Now assume that there is no such finite subset $\{j_1,\dots,j_k \}$ such that $\cap_{i=1}^k F_{j_i} \subset G$. We know that for each finite intersection of closed and bounded sets, the intersection is closed and bounded, and the lower bound is $sup(inf(F_j))$ which converges to $a'$, and the upper bound is $inf(sup(F_j))$ which converges to $b'$. Since we have this convergence, $\vert sup(inf(F_j)) - a'\vert < \epsilon$ and $\vert inf(sup(F_j)) - b' \vert < \epsilon$. Then we can find an $N_1$ such that $\vert sup(inf(F_{N_1}) - a'\vert < \frac{a' - a}{2}$ equal to $min(\frac{a' - a}{2},\frac{b - b'}{2})$, $N_2$ so $\vert inf(sup(F_{N_2})) - b' \vert < \frac{b - b'}{2})$ and take $N = max(N_1,N_2)$ which is a finite $N$ such that the intersection of those $N$ subsets is contained in $(a,b)$ and thus a contradiction.
I doubt the rigor of this proof to be honest, and feels messy. If anyone can correct me or provide something cleaner I'd appreciate it. A hint on generalization to $\mathbb{R}^n$ would also be helpful.
Your proof assumes that the intersection is a segment in $\mathbb{R}$, which does not have to be true.
Assume there does not exist a finite $I \subseteq \mathbb{N}$ such that $\bigcap_{i \in I} F_i \subseteq G$.
Then in particular, $F_1 \not\subseteq G$ so there exists $x_1 \in F_1 \setminus G$.
Also, $F_1 \cap F_2 \not\subseteq G$ so there exists $x_2 \in (F_1 \cap F_2 )\setminus G$.
Inductively, we arrive at a sequence $(x_n)_{n=1}^\infty$ such that $x_n \in \left(\bigcap_{i=1}^n F_i\right) \setminus G$ for all $n \in \mathbb{N}$.
Notice that $(x_n)_{n=1}^\infty$ is a sequence in $F_1 \setminus G$, which is closed and bounded and hence compact.
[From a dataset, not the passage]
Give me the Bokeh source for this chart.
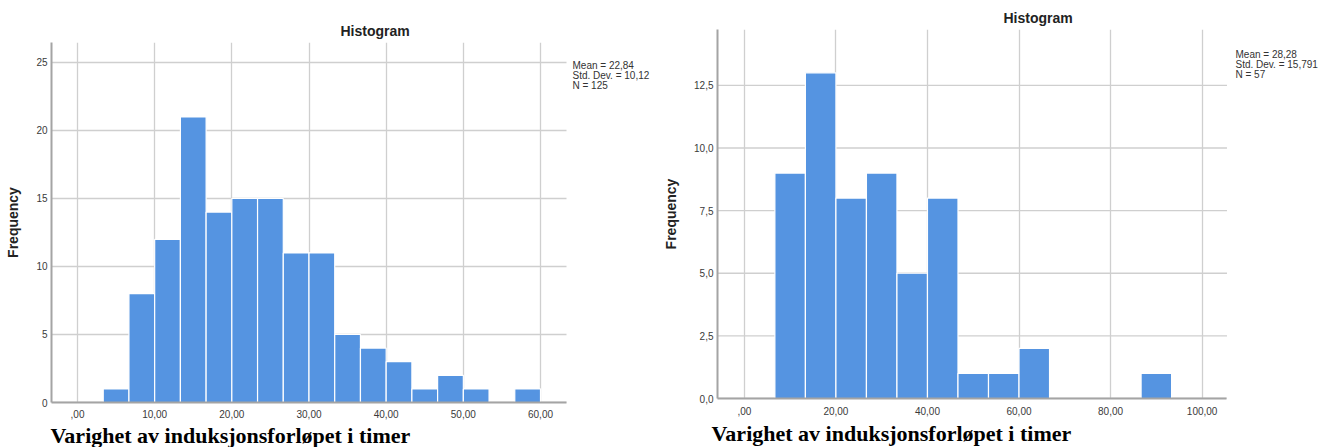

Therefore, there exists a convergent subsequence of $(x_n)_{n=1}^\infty$ with the limit in $F_1 \setminus G$. WLOG we can assume that $x_n \xrightarrow{n\to\infty } x \in F_1 \setminus G$.
Note that for any $k \in \mathbb{N}$ we have that $(x_n)_{n \ge k}^\infty$ is a sequence in $\left(\bigcap_{i=1}^k F_i\right) \setminus G$ which is a closed set so its limit $x \in \left(\bigcap_{i=1}^k F_i\right)\setminus G$.
Thus, $x \in \left(\bigcap_{i=1}^\infty F_i\right)\setminus G$, which is a contradiction with the assumption that $\bigcap_{i=1}^\infty F_i \subseteq G$.